(Entries taken from a collection)
--- Begin ---

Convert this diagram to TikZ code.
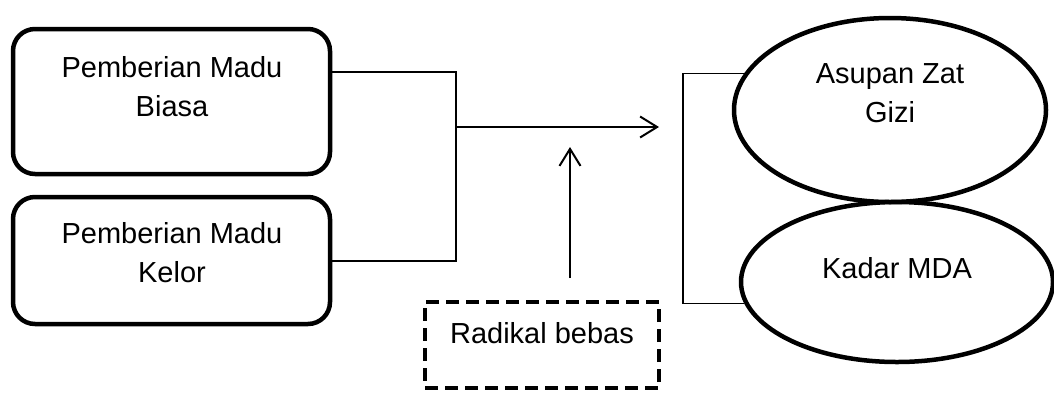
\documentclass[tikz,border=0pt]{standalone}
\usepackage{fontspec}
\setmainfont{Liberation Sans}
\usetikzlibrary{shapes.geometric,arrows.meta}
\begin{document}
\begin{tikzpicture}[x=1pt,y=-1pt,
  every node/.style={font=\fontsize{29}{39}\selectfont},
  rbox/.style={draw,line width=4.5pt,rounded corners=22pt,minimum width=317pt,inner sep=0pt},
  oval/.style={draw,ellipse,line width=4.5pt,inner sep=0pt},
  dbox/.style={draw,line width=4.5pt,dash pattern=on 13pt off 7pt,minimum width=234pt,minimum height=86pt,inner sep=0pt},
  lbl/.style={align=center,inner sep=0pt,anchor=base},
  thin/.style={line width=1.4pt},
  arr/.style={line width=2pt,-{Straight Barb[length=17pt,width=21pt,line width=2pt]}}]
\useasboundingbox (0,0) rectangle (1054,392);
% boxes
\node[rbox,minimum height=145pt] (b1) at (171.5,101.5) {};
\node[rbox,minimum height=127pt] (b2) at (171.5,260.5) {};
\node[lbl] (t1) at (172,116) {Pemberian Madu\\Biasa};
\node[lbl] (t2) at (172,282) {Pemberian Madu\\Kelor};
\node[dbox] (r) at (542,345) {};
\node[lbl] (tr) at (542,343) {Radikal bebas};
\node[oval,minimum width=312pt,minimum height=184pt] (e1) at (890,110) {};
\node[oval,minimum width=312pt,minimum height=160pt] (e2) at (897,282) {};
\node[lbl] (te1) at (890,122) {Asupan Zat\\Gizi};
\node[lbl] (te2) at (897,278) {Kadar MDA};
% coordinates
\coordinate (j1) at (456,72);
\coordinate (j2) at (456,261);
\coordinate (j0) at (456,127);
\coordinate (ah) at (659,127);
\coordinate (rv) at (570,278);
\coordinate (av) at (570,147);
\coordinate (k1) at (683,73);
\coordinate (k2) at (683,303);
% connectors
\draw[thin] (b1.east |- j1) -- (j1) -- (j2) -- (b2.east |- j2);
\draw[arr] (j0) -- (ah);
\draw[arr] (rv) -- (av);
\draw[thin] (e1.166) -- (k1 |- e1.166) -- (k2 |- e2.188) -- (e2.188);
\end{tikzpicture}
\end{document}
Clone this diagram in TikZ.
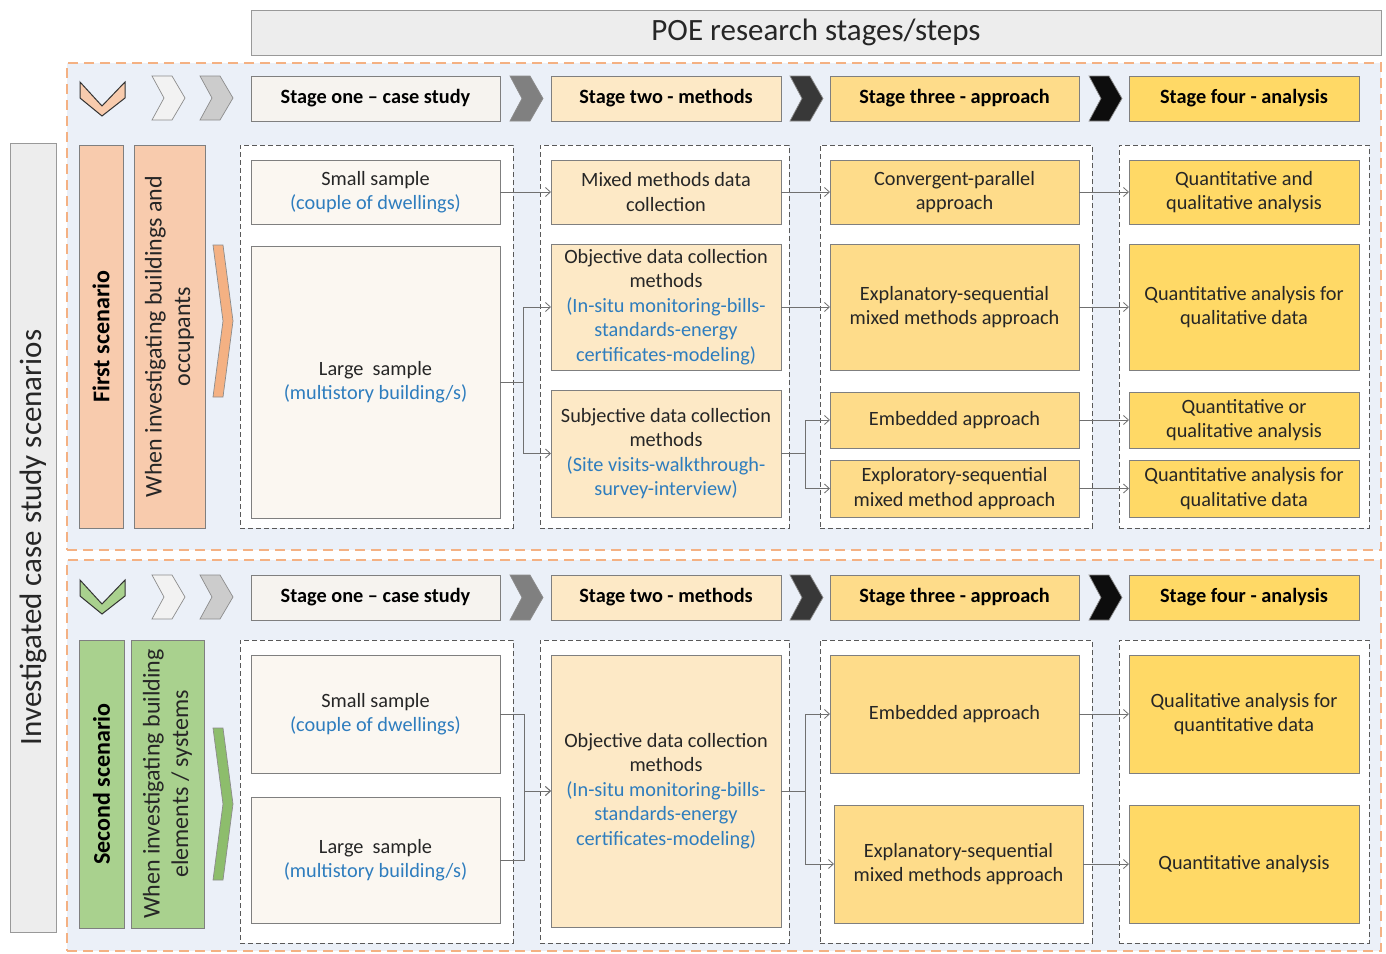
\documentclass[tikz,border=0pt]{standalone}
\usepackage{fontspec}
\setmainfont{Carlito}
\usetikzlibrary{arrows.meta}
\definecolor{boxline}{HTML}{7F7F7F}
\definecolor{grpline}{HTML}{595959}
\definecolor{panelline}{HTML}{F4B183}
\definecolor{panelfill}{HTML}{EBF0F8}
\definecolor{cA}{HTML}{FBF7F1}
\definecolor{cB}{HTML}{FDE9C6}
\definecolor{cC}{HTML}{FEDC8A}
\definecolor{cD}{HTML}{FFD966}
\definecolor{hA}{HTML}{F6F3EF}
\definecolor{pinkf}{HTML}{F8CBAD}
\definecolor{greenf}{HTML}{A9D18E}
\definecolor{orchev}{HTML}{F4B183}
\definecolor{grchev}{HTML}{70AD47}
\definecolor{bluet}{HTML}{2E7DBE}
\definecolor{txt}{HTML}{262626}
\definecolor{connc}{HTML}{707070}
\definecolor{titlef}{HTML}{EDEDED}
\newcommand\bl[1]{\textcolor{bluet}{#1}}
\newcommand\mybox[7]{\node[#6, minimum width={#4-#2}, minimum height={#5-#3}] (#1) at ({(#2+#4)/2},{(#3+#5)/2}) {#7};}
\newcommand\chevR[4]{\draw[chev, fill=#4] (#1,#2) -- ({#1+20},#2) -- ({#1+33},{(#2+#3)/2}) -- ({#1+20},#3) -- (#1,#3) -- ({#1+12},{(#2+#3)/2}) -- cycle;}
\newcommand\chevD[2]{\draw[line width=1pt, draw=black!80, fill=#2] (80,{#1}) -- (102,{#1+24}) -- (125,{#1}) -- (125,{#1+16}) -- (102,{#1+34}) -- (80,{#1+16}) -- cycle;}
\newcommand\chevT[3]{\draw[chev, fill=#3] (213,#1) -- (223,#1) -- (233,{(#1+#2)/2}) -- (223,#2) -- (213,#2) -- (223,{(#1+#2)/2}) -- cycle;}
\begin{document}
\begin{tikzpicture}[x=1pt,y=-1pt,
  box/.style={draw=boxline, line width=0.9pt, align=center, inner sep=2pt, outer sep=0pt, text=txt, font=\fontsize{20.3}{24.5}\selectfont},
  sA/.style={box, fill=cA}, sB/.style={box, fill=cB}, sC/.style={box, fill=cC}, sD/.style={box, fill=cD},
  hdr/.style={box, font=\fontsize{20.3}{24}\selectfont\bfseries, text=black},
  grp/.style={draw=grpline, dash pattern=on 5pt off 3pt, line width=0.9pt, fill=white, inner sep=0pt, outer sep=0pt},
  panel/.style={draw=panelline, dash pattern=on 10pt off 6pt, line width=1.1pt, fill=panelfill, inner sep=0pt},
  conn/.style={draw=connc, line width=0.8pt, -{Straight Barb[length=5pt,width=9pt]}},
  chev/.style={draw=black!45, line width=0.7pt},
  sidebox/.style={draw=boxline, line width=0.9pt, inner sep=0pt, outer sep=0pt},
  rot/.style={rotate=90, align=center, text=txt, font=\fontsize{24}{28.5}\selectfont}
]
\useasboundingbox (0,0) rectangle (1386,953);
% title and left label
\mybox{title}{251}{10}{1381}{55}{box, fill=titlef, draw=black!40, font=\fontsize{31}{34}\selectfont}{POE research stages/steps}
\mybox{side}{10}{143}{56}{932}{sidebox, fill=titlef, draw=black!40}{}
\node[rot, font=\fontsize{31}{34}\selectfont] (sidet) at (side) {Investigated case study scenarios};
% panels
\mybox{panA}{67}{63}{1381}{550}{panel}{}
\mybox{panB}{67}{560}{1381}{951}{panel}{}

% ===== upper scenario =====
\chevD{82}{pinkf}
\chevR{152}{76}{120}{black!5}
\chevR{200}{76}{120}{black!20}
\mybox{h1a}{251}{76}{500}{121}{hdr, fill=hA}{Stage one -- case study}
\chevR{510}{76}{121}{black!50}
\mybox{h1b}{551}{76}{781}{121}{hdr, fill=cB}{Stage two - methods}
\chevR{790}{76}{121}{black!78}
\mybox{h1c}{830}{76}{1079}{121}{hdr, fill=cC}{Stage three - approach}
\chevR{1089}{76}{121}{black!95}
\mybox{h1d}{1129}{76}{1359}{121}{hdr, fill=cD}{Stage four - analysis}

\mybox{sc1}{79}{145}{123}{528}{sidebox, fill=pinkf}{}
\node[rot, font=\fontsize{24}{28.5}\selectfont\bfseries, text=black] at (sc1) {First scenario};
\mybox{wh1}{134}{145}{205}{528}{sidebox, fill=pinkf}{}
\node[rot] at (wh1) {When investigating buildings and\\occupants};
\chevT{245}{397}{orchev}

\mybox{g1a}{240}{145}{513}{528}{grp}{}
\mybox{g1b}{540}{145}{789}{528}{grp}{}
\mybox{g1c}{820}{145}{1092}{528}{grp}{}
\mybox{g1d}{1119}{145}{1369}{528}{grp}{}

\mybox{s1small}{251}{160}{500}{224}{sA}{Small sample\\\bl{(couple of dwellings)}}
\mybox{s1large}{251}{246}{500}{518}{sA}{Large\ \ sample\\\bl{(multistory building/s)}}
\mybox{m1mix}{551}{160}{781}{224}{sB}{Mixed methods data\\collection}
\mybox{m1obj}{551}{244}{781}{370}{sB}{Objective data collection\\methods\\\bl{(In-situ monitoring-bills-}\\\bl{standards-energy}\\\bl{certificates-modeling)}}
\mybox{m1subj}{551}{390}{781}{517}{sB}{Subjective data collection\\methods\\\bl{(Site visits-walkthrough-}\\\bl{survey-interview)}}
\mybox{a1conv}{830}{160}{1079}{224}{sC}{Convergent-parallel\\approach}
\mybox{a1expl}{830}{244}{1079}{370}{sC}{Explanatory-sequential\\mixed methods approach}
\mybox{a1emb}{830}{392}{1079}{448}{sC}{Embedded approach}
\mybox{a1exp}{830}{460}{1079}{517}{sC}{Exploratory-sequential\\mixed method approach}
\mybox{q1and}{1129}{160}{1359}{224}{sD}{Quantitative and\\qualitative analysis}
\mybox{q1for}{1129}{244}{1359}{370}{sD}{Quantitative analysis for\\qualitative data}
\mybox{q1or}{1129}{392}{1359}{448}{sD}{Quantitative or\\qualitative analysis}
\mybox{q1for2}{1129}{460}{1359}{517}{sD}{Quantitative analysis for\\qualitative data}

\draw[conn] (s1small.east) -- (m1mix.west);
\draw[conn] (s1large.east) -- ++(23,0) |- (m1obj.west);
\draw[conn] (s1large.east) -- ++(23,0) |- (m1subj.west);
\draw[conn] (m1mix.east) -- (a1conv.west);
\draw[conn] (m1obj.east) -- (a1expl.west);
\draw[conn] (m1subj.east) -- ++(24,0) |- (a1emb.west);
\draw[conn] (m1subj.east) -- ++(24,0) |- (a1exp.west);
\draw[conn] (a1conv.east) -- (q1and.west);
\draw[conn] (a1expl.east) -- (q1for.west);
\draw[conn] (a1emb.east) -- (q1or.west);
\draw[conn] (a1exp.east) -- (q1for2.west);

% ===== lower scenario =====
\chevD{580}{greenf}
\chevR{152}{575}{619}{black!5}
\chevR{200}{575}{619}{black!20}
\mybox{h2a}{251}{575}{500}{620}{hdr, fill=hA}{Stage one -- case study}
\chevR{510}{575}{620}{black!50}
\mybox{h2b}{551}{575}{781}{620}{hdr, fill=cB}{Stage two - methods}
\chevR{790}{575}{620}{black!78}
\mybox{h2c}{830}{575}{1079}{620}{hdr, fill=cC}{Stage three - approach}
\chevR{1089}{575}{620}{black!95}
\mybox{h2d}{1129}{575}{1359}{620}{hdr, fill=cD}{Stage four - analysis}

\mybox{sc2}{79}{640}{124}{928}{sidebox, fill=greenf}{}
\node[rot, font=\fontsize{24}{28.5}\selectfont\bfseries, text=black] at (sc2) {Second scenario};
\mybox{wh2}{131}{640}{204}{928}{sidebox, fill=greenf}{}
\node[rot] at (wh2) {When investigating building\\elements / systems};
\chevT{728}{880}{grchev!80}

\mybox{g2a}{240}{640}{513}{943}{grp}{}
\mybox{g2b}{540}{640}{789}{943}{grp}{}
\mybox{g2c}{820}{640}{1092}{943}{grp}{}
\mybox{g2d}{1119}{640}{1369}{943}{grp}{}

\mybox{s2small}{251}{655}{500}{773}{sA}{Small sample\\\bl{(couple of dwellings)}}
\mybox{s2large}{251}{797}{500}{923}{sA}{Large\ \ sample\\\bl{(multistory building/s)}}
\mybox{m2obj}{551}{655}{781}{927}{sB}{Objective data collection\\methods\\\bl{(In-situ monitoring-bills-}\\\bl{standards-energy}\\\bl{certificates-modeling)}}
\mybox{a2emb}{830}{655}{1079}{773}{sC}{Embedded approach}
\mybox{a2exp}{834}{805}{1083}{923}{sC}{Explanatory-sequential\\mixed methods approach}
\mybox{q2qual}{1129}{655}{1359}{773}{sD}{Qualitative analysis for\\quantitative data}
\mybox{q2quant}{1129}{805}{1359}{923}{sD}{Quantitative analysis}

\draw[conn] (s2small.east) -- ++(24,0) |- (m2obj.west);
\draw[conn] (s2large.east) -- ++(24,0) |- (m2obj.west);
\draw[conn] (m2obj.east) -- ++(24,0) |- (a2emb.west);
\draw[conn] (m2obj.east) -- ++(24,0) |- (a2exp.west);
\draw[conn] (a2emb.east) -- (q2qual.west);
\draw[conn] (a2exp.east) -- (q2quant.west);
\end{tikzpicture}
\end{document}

--- End ---

Only the number is wanted: how many lines in the entries above contain the word "diagram"?

FINAL RESULT:
2